● **Short task**
Gather up the lines that contain "seaborn".

● **Recorded information**
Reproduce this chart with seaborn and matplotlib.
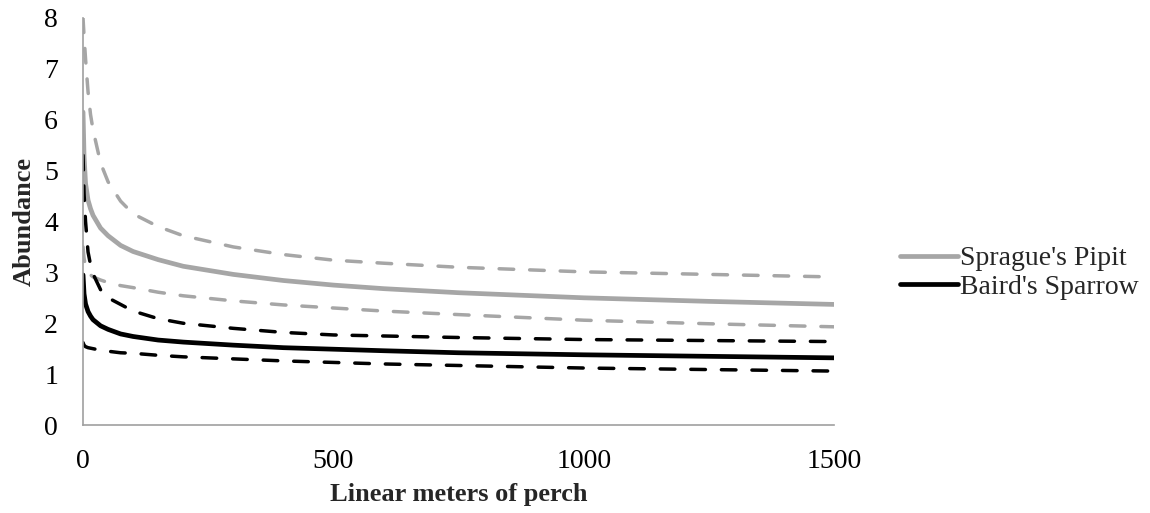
import matplotlib
matplotlib.use("Agg")
import matplotlib.pyplot as plt
import seaborn as sns
import pandas as pd

# Data
meters = [0, 2, 5, 10, 15, 20, 35, 50, 75, 100, 150, 200, 300, 400, 500, 600, 750, 1000, 1250, 1500]
pipit_mean  = [6.15, 5.30, 4.75, 4.42, 4.25, 4.12, 3.87, 3.72, 3.53, 3.41, 3.25, 3.12, 2.96, 2.84, 2.75, 2.68, 2.60, 2.50, 2.43, 2.37]
pipit_upper = [8.00, 7.65, 7.20, 6.55, 6.10, 5.80, 5.15, 4.78, 4.40, 4.15, 3.90, 3.72, 3.50, 3.35, 3.24, 3.18, 3.10, 3.01, 2.96, 2.91]
pipit_lower = [3.50, 3.28, 3.12, 3.00, 2.95, 2.91, 2.85, 2.80, 2.74, 2.70, 2.61, 2.54, 2.44, 2.36, 2.30, 2.24, 2.17, 2.06, 1.99, 1.93]
sparrow_mean  = [2.95, 2.58, 2.38, 2.23, 2.14, 2.07, 1.95, 1.88, 1.79, 1.74, 1.67, 1.63, 1.57, 1.52, 1.49, 1.46, 1.42, 1.38, 1.35, 1.32]
sparrow_upper = [5.30, 4.55, 4.00, 3.40, 3.15, 2.97, 2.66, 2.50, 2.37, 2.24, 2.09, 2.00, 1.90, 1.82, 1.77, 1.75, 1.72, 1.68, 1.66, 1.64]
sparrow_lower = [1.62, 1.57, 1.54, 1.52, 1.51, 1.50, 1.47, 1.45, 1.42, 1.41, 1.37, 1.34, 1.30, 1.26, 1.23, 1.20, 1.17, 1.12, 1.09, 1.06]

x_ticks = [0, 500, 1000, 1500]
y_ticks = [0, 1, 2, 3, 4, 5, 6, 7, 8]

sns.set_theme(style="white")
plt.rcParams['font.family'] = ['Liberation Serif', 'DejaVu Serif']

fig = plt.figure(figsize=(11.5, 5.13), dpi=100)
ax = fig.add_axes([0.0722, 0.1715, 0.6533, 0.7935])

GRAY = "#A6A6A6"
BLACK = "#000000"
dash = (4.2, 4.6)

series = [
    (pipit_upper, GRAY, True, None),
    (pipit_lower, GRAY, True, None),
    (pipit_mean, GRAY, False, "Sprague's Pipit"),
    (sparrow_upper, BLACK, True, None),
    (sparrow_lower, BLACK, True, None),
    (sparrow_mean, BLACK, False, "Baird's Sparrow"),
]

for vals, col, dashed, lab in series:
    df = pd.DataFrame({"x": meters, "y": vals})
    if dashed:
        sns.lineplot(data=df, x="x", y="y", ax=ax, color=col, lw=2.5,
                     dashes=False, legend=False)
        ln = ax.lines[-1]
        ln.set_dashes(dash)
        ln.set_dash_capstyle("round")
    else:
        sns.lineplot(data=df, x="x", y="y", ax=ax, color=col, lw=3.4,
                     label=lab)
        ax.lines[-1].set_solid_capstyle("round")

ax.set_xlim(0, 1500)
ax.set_ylim(0, 8)
ax.set_xticks(x_ticks)
ax.set_yticks(y_ticks)
ax.set_xticklabels([str(t) for t in x_ticks])
ax.set_yticklabels([str(t) for t in y_ticks])
ax.tick_params(axis="both", labelsize=20, colors="#000000", direction="out",
               length=6, width=1, color="#A0A0A0")
ax.tick_params(axis="y", pad=12)
ax.tick_params(axis="x", pad=11)
for s in ["top", "right"]:
    ax.spines[s].set_visible(False)
for s in ["left", "bottom"]:
    ax.spines[s].set_color("#A0A0A0")
    ax.spines[s].set_linewidth(1.2)

ax.set_xlabel("Linear meters of perch", fontsize=19, fontweight="bold", labelpad=7)
ax.set_ylabel("Abundance", fontsize=19, fontweight="bold", labelpad=6)

leg = ax.legend(loc="center left", bbox_to_anchor=(1.054, 0.374), frameon=False,
                fontsize=20, handlelength=2.1, handletextpad=0.05,
                labelspacing=0.1)

fig.savefig("out.png", dpi=100)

● **Exercise response**
Reproduce this chart with seaborn and matplotlib.
import seaborn as sns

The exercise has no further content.